In the Capital Region, 2018 began with a prominent area police shooting case making headlines. It’s ending in similar fashion.
In January, a 200-page report from the New York Attorney General’s Special Investigations and Prosecutions Unit carried no charges but found the Troy Police department made several mistakes during the April 2016 shooting of Edson Thevenin by Sergeant Randall French after a traffic stop and its investigation. Procedural changes were recommended. That case lingered during the campaign for DA, which Republican Joel Abelove lost to Democrat Mary Pat Donnelly.
Albany Law School professor emerita and former defense attorney Laurie Shanks: "Rensselaer County's District Attorney Joel Abelove allowed Sergeant French to testify before the grand jury without a waiver of immunity. Without a waiver of immunity, no matter what the grand jury had found, Sergeant French could not have been prosecuted. What happened next is that Joel Abelove went and had a press conference, went on TV, spoke to the radio, spoke to the newspapers and said that the grand jury had cleared Sergeant French and found that he acted appropriately. In fact, the grand jury didn't clear him. The Troy Police and Joel Abelove made sure that he was protected and that he could not be prosecuted no matter what the true facts were."
In Cohoes, Mayor Shawn Morse continued deflecting calls from other public officials including the governor to step down after a series of scathing articles in the Times Union painted a picture of the powerful Albany County Democrat as having a history of physical incidents with women dating back three decades.
Morse continued making headlines throughout the year. He defied calls to resign, holding press conferences to reveal intimate details about himself and his family. "If I wasn’t the mayor of the city we wouldn’t be talking about this, because there’s a million people across this country who have had to deal with some of the most painful things, that me and my wife dealt with. And we’re still trying to work through them and make everything good for our family."
The city of Albany had ramped up its search for a new police chief in April by scheduling a series of community meetings. Civil rights activist Dr. Alice Green was among the first to interact with the "search team." "We were able to give some input into the process that's going forward now. And I think that community involvement is a kay part of this whole process. I'm happy to see that they're thinking about how to do that."

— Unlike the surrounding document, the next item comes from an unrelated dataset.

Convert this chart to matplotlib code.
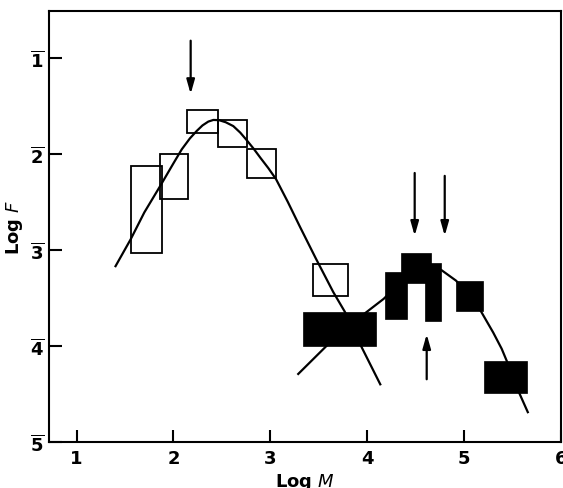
import matplotlib
matplotlib.use("Agg")
import matplotlib.pyplot as plt

plt.rcParams["mathtext.fontset"] = "dejavusans"

# ---- data ----
# open (hollow) boxes: x0, x1, y0, y1  (Log M range, Log F range)
open_x0 = [1.56, 1.866, 2.143, 2.46, 2.756, 3.444]
open_x1 = [1.88, 2.147, 2.46, 2.756, 3.06, 3.80]
open_y0 = [2.13, 2.00, 1.545, 1.65, 1.95, 3.15]
open_y1 = [3.03, 2.47, 1.78, 1.93, 2.255, 3.48]

# filled boxes
fill_x0 = [3.34, 4.18, 4.35, 4.60, 4.916, 5.21]
fill_x1 = [4.088, 4.41, 4.655, 4.765, 5.198, 5.65]
fill_y0 = [3.646, 3.235, 3.03, 3.14, 3.32, 4.156]
fill_y1 = [4.00, 3.72, 3.34, 3.74, 3.64, 4.485]

# fitted curves
curve1_x = [1.397, 1.559, 1.70, 1.865, 2.00, 2.086, 2.17, 2.24, 2.30, 2.36, 2.412,
            2.47, 2.54, 2.618, 2.69, 2.756, 2.83, 2.90, 2.98, 3.059, 3.18, 3.306,
            3.47, 3.65, 3.77, 3.936, 4.14]
curve1_y = [3.18, 2.89, 2.61, 2.333, 2.10, 1.954, 1.84, 1.763, 1.705, 1.665, 1.648,
            1.650, 1.672, 1.712, 1.780, 1.858, 1.950, 2.045, 2.150, 2.264, 2.50, 2.76,
            3.09, 3.44, 3.646, 4.00, 4.41]
curve2_x = [3.28, 3.58, 3.80, 3.995, 4.17, 4.30, 4.45, 4.60, 4.765, 4.916, 5.05,
            5.174, 5.30, 5.388, 5.44, 5.50, 5.567, 5.662]
curve2_y = [4.30, 4.00, 3.80, 3.646, 3.51, 3.38, 3.24, 3.17, 3.21, 3.32, 3.46,
            3.64, 3.86, 4.03, 4.156, 4.31, 4.485, 4.70]

# arrows: x, tail y, head y
arrow_x = [2.178, 4.49, 4.80, 4.614]
arrow_tail = [0.823, 2.20, 2.23, 4.347]
arrow_head = [1.378, 2.854, 2.854, 3.878]

xticks = [1, 2, 3, 4, 5, 6]
xtick_labels = ["1", "2", "3", "4", "5", "6"]
yticks = [1, 2, 3, 4, 5]
ytick_labels = [r"$\mathbf{\overline{1}}$", r"$\mathbf{\overline{2}}$",
                r"$\mathbf{\overline{3}}$", r"$\mathbf{\overline{4}}$",
                r"$\mathbf{\overline{5}}$"]

# ---- figure ----
fig = plt.figure(figsize=(5.63, 4.89), dpi=100)
ax = fig.add_axes([49 / 563, 1 - 443 / 489, 512 / 563, 431 / 489])
ax.set_xlim(0.716, 6.0)
ax.set_ylim(5.0, 0.514)

for x0, x1, y0, y1 in zip(open_x0, open_x1, open_y0, open_y1):
    ax.add_patch(plt.Rectangle((x0, y0), x1 - x0, y1 - y0, fill=False,
                               edgecolor="black", linewidth=1.3, zorder=2))

ax.plot(curve1_x, curve1_y, color="black", lw=1.6, zorder=3,
        solid_joinstyle="round", solid_capstyle="butt")
ax.plot(curve2_x, curve2_y, color="black", lw=1.6, zorder=3,
        solid_joinstyle="round", solid_capstyle="butt")

for x0, x1, y0, y1 in zip(fill_x0, fill_x1, fill_y0, fill_y1):
    ax.add_patch(plt.Rectangle((x0, y0), x1 - x0, y1 - y0, facecolor="black",
                               edgecolor="black", linewidth=0.5, zorder=4))

for x, yt, yh in zip(arrow_x, arrow_tail, arrow_head):
    ax.annotate("", xy=(x, yh), xytext=(x, yt),
                arrowprops=dict(arrowstyle="-|>,head_length=0.6,head_width=0.17",
                                color="black", lw=1.6, mutation_scale=14,
                                shrinkA=0, shrinkB=0), zorder=5)

for s in ax.spines.values():
    s.set_linewidth(1.5)

ax.set_xticks(xticks)
ax.set_xticklabels(xtick_labels)
ax.set_yticks(yticks)
ax.set_yticklabels(ytick_labels)
ax.tick_params(direction="in", length=9, width=1.5, labelsize=13, pad=3)
ax.tick_params(axis="x", pad=5)
for lab in ax.get_xticklabels() + ax.get_yticklabels():
    lab.set_fontweight("bold")

ax.set_xlabel("Log $\\mathit{M}$", fontsize=13, fontweight="bold", labelpad=3)
ax.set_ylabel("Log $\\mathit{F}$", fontsize=13, fontweight="bold", labelpad=4)

fig.savefig("out.png", dpi=100)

By July, Mayor Kathy Sheehan announced that Southfield, Michigan Police Chief Eric Hawkins was her pick for the job. "He is the only person I extended an offer to and I was very pleased that he accepted it."
Alice Green: "He has a lot of experience in law enforcement. He's very concerned about community policing."

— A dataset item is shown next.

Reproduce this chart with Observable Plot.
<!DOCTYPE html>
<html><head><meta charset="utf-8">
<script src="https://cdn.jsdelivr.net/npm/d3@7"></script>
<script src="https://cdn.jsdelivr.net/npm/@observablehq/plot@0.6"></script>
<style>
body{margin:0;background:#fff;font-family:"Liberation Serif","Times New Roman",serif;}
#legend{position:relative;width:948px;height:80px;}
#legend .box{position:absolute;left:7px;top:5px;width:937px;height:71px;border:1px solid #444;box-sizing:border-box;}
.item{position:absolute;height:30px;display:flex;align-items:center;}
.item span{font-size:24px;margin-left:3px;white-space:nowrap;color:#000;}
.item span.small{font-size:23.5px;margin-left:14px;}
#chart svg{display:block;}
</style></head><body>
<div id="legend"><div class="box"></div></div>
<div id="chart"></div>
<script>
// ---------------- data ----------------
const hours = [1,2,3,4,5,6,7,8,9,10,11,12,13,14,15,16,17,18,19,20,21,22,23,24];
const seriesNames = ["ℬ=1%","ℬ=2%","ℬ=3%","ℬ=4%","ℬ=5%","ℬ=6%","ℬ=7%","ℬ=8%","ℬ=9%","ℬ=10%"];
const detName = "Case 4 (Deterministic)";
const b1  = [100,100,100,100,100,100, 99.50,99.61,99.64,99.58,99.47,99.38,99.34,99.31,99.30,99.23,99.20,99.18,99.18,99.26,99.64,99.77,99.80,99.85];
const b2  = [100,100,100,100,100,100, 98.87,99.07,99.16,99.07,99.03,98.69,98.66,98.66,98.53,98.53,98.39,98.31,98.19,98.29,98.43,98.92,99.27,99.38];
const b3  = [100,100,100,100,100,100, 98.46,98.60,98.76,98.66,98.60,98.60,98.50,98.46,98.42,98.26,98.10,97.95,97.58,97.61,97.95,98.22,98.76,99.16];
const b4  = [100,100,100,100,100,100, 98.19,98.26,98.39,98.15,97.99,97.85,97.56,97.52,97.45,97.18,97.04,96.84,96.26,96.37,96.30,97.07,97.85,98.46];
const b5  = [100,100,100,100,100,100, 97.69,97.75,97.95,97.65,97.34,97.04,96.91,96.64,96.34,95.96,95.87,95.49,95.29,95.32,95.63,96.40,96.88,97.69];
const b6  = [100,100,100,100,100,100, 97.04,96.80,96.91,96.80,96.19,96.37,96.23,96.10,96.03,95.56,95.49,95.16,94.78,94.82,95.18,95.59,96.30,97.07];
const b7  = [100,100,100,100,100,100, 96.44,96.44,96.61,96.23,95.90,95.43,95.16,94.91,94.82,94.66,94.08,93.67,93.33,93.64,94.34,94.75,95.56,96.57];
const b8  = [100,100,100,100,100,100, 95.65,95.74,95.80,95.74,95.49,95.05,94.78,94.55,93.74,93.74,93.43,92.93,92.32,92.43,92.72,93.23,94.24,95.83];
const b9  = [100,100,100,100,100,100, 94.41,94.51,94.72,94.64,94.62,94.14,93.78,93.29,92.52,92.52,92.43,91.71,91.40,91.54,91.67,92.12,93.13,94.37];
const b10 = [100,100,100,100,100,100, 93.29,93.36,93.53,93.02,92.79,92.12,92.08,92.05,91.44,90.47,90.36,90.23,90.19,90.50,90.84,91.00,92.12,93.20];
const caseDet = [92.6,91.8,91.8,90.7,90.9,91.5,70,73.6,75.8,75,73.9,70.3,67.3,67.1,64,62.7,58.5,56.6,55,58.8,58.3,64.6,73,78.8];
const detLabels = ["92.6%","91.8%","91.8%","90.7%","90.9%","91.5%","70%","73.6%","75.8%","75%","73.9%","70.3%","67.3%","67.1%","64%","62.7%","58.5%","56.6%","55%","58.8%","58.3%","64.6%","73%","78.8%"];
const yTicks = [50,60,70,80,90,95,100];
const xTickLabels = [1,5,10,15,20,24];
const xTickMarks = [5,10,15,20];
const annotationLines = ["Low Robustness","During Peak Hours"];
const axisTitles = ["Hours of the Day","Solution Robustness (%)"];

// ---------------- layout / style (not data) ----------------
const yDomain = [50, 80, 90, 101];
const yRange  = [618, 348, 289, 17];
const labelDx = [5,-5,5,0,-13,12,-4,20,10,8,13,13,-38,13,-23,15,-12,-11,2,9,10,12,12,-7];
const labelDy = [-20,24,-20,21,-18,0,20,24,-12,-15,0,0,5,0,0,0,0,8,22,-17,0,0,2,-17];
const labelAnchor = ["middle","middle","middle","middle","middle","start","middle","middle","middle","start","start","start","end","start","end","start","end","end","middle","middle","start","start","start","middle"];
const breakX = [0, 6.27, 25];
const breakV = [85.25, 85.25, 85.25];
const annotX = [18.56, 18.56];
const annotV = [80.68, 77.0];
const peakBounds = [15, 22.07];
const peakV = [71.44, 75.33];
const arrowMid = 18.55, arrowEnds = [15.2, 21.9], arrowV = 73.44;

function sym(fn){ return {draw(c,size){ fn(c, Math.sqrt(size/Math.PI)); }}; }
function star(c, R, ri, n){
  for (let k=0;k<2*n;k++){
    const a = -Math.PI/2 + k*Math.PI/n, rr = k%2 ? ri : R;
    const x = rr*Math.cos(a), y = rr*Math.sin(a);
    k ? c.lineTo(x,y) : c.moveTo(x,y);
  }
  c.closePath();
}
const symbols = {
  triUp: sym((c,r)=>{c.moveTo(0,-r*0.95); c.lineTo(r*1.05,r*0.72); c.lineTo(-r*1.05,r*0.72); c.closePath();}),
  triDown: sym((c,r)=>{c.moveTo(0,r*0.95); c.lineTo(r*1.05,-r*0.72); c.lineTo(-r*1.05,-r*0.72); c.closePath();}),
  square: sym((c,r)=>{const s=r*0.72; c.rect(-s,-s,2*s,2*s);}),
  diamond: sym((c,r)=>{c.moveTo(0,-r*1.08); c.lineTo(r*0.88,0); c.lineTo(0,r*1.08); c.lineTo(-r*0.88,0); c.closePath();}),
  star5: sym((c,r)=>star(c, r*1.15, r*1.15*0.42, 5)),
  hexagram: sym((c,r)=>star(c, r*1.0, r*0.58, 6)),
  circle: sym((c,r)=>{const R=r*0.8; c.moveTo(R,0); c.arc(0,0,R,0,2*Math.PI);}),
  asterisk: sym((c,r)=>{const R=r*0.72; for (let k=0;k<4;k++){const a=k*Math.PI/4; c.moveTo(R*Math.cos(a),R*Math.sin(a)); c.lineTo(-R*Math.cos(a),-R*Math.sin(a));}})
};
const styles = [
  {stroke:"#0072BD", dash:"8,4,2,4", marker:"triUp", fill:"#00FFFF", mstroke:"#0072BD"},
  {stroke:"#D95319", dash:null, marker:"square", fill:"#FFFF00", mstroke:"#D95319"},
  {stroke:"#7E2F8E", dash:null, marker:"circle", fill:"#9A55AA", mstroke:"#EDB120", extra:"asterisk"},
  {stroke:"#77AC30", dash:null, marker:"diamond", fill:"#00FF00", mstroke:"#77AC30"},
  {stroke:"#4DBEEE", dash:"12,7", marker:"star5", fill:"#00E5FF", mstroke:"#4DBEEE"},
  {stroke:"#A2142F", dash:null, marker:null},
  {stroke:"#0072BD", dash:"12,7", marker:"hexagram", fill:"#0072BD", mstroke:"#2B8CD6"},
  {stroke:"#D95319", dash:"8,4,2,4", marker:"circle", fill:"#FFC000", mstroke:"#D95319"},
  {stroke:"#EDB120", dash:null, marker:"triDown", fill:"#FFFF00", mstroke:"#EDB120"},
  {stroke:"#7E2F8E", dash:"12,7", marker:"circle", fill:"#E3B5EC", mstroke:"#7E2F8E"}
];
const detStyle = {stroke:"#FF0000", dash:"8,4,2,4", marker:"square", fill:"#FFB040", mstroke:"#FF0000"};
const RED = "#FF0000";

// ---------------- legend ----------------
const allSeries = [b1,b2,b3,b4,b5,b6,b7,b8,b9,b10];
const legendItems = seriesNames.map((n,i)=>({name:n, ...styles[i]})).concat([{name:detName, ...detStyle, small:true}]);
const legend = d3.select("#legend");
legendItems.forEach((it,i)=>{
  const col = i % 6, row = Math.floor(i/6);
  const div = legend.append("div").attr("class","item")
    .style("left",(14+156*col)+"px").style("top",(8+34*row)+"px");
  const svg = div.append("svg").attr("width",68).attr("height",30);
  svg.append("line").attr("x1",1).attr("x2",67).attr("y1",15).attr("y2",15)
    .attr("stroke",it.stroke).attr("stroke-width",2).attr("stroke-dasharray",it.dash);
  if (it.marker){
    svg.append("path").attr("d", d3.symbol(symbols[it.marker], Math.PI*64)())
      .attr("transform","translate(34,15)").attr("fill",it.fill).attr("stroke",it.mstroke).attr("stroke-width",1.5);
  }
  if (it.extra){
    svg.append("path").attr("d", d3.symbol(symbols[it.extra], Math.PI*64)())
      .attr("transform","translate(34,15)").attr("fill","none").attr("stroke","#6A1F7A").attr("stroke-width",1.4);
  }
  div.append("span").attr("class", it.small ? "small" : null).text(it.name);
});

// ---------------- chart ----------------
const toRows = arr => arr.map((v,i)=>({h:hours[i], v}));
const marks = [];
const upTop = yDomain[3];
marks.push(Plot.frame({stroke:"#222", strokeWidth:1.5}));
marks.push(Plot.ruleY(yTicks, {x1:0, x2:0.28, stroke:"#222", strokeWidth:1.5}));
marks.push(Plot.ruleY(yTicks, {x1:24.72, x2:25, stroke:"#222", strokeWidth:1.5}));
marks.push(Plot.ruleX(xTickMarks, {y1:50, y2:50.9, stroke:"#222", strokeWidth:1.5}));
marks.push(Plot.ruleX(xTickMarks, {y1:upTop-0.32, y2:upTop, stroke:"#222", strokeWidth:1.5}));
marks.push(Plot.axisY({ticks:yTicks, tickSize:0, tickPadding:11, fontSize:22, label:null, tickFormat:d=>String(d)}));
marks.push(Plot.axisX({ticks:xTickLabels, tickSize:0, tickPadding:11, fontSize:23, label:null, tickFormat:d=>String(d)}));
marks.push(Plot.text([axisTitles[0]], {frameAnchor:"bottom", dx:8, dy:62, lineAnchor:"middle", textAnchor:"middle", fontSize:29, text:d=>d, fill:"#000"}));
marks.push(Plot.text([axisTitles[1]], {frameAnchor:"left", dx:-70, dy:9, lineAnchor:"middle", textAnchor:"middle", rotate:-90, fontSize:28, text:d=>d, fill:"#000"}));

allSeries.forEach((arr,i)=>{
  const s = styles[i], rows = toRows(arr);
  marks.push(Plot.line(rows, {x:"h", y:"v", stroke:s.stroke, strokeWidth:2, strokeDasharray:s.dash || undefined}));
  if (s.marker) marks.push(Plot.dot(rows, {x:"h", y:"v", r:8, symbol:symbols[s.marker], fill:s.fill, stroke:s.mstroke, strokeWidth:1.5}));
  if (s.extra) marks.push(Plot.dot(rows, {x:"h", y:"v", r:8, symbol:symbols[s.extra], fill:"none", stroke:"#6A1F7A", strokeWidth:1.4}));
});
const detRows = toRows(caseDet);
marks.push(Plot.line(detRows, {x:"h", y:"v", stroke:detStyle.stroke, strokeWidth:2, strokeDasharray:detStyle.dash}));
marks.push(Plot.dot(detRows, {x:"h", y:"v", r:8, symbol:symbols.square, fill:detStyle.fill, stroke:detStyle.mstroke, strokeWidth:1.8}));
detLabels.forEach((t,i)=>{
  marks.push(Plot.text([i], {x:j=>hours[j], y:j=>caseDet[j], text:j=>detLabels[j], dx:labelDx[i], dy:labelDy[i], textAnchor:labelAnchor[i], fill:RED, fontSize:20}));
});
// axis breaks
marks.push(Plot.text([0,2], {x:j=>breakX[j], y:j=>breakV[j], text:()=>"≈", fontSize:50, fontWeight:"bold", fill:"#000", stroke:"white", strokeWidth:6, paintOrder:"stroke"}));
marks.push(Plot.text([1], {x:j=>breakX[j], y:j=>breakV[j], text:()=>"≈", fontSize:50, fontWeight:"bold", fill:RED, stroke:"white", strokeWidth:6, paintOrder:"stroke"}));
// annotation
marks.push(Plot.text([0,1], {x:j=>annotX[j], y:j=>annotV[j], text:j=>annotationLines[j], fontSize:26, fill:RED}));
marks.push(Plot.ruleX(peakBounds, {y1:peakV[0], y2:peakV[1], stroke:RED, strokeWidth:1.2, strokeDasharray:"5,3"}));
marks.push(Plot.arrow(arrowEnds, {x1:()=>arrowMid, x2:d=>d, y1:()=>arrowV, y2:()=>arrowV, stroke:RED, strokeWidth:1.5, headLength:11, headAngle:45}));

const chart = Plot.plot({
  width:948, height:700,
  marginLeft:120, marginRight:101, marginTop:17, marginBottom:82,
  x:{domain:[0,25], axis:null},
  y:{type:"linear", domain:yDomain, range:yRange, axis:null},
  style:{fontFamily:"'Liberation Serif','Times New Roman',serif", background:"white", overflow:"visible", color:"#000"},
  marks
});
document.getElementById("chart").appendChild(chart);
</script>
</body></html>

Albany County DA David Soares: "He will be welcomed here with open arms."
Hawkins came to town during a summer spike in violent crime and a series of shootings that attracted the Guardian Angels back to Albany after a decades-long absence. Sheehan pulled up the welcome mat. Angels founder and leader Curtis Sliwa: "If I'm an outsider, what is your brand new police commissioner, Eric Hawkins?' I mean he's further away from Albany than I am in New York City, and I've already spent time in the 80's in Arbor Hill and the South End."
Sliwa eventually left town, Hawkins eventually was sworn in as chief and resolved to heal old wounds. "And to the members of the Albany Police Officers Union and the Albany Police Supervisors Association, I really look forward to sitting down with you and discussing some of the issues, some of the concerns as leaders, as spokespersons for the men and women of the Albany Police Department."
The violent summer was capped off a police shooting that once again divided the community.
While Hawkins was appearing on a live WAMC broadcast, Green announced that the Center for Law and Justice sent a letter to DA Soares asking him to recuse his office from investigating the August 20th Albany police-shooting of 19-year-old Ellazar Williams, who was paralyzed from the waist down.
A petition campaign is under way demanding Soares drop all criminal charges against Williams after both an internal police investigation and an Albany County Grand Jury cleared the detective who shot him.